How is this for a different perspective? The 3D Cluster Analysis of 2023 National League (NL) shortstops visually represents player performance using an extra dimension, highlighting their key differences and similarities. Using a sophisticated technique called Principal Component Analysis (PCA), the high-dimensional performance metrics of the shortstops were reduced to three principal components, which encapsulate most of the variance in the data. This dimensionality reduction (or expansion, if you prefer) allows for a clear visualization in three-dimensional space, where each player’s metrics reflect their overall performance. The players are grouped into three distinct clusters, each represented by a different color, providing insights into how these athletes compare to one another based on their statistics.
The clusters were determined using the K-means clustering algorithm (much more of that down the line), which groups players with similar performance metrics into the same cluster.

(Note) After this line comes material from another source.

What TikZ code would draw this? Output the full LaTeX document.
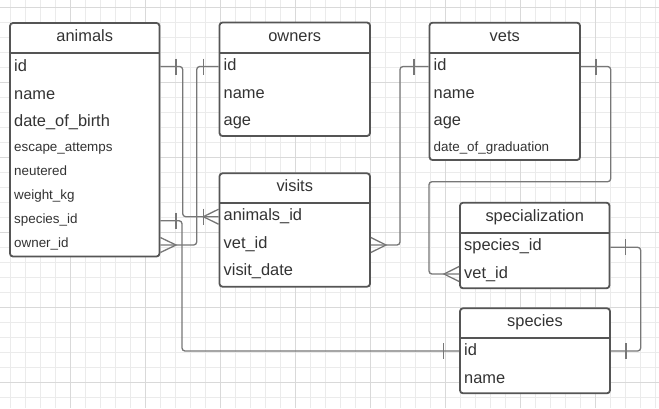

As earlier, the plot reveals three main clusters: Cluster 1 in blue, Cluster 2 in green, and Cluster 3 in red. Each cluster represents a subset of players with comparable performance profiles. For instance, the player in Cluster 3 (Mookie Betts), shown in red, exhibits stronger or more consistent performance in certain areas, distinguishing him from those in the other clusters.
Unsurprisingly, Betts is once again highlighted in the analysis. Notice that he is off by himself in red, focusing our attention. This emphasis allows for a closer examination of where Betts stands relative to his peers in the 2003 NL shortstop group. While I do believe that the two-dimensional plot from the last post is more diagnostic, no one can deny how cool the 3D plot looks. And that is why I published this post.